Through the development of a series of comparative case studies in present-day Latin America, Africa, Europe and the former Soviet Union we will explore the way in which the current concerns for social responsibility in the international oil and gas industry are transferred into concrete sub and national level development initiatives, as well as the results of these projects on local communities that neighbor and are dependent on the oil and gas industry. Agreement now exists amongst oil companies and governments that social responsibility depends on the introduction of strict governmental measures aimed at transparency and anti-corruption, but there remains little concern and knowledge about how best to avoid, or make up for, negative social and environmental impacts at the local level.

We study (ethnographically and qualitatively) the way in which knowledge and technology are transferred and controlled between different levels, how international policy contributes or inhibits the strengthening of transparency and governance of local and national institutions, and the tangible contributions this makes, or fails to make, to the improvement of local conditions of development and poverty reduction.

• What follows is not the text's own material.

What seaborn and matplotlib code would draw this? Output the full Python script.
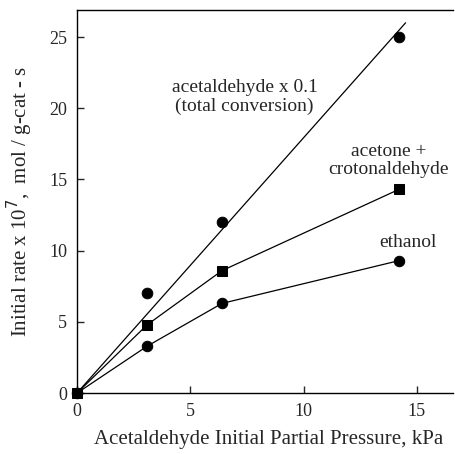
import matplotlib
matplotlib.use("Agg")
import pandas as pd
import seaborn as sns
import matplotlib.pyplot as plt

# data
pressure = [0, 3.1, 6.4, 14.2]
ethanol = [0, 3.3, 6.3, 9.3]
acetone_croton = [0, 4.8, 8.6, 14.3]
acetaldehyde_pts_x = [3.1, 6.4, 14.2]
acetaldehyde_pts_y = [7.0, 12.0, 25.0]
# fitted line through origin for acetaldehyde x 0.1
acetaldehyde_fit_x = [0, 14.5]
acetaldehyde_fit_y = [0, 26.0]

sns.set_style("ticks")
plt.rcParams['font.family'] = ['Liberation Serif', 'DejaVu Serif']

fig = plt.figure(figsize=(4.55, 4.54), dpi=100)
ax = fig.add_axes([0.169, 0.134, 0.827, 0.844])

df_eth = pd.DataFrame({"p": pressure, "r": ethanol})
df_ac = pd.DataFrame({"p": pressure, "r": acetone_croton})
df_fit = pd.DataFrame({"p": acetaldehyde_fit_x, "r": acetaldehyde_fit_y})
df_pts = pd.DataFrame({"p": acetaldehyde_pts_x, "r": acetaldehyde_pts_y})

sns.lineplot(data=df_fit, x="p", y="r", ax=ax, color="black", lw=0.9)
sns.lineplot(data=df_eth, x="p", y="r", ax=ax, color="black", lw=0.9,
             marker="o", markersize=7.5, markeredgecolor="black")
sns.lineplot(data=df_ac, x="p", y="r", ax=ax, color="black", lw=0.9,
             marker="s", markersize=6.5, markeredgecolor="black")
sns.scatterplot(data=df_pts, x="p", y="r", ax=ax, color="black", s=60,
                marker="o", edgecolor="black")
for ln in ax.lines:
    ln.set_clip_on(False)
    ln.set_zorder(5)

ax.text(7.4, 20.8, "acetaldehyde x 0.1\n(total conversion)", ha="center",
        va="center", fontsize=14, linespacing=1.1)
ax.text(13.75, 16.35, "acetone +\ncrotonaldehyde", ha="center", va="center",
        fontsize=14, linespacing=1.1)
ax.text(14.6, 10.6, "ethanol", ha="center", va="center", fontsize=14)

ax.set_xlim(0, 16.6)
ax.set_ylim(0, 26.9)
ax.set_xticks([0, 5, 10, 15])
ax.set_yticks([0, 5, 10, 15, 20, 25])
ax.tick_params(direction="in", length=5, width=1, labelsize=13, pad=7)
ax.spines["right"].set_visible(False)
for s in ["left", "top", "bottom"]:
    ax.spines[s].set_linewidth(1)
    ax.spines[s].set_color("black")

ax.set_xlabel("Acetaldehyde Initial Partial Pressure, kPa", fontsize=15)
ax.xaxis.set_label_coords(0.51, -0.095)
ax.set_ylabel(r"Initial rate x 10$^7$,  mol / g-cat - s", fontsize=15, labelpad=10)

fig.savefig("out.png", dpi=100)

The project studies how the common example of conflict from oil can be avoided, and aims to further identify and discuss the cases and circumstances where this has been possible. Recognition of the resource curse is not a claim that natural resource abundance is always or inevitably bad for economic growth and development. On the contrary, there are powerful historical examples of successful resource-based development in both the Northern and Southern hemispheres. It might be argued that the country case-studies chosen for this project represent the extremes of success and failure in this sense. The intent of this project is to question and explain the empirical basis of these judgments through qualitative and innovative multi-level field research.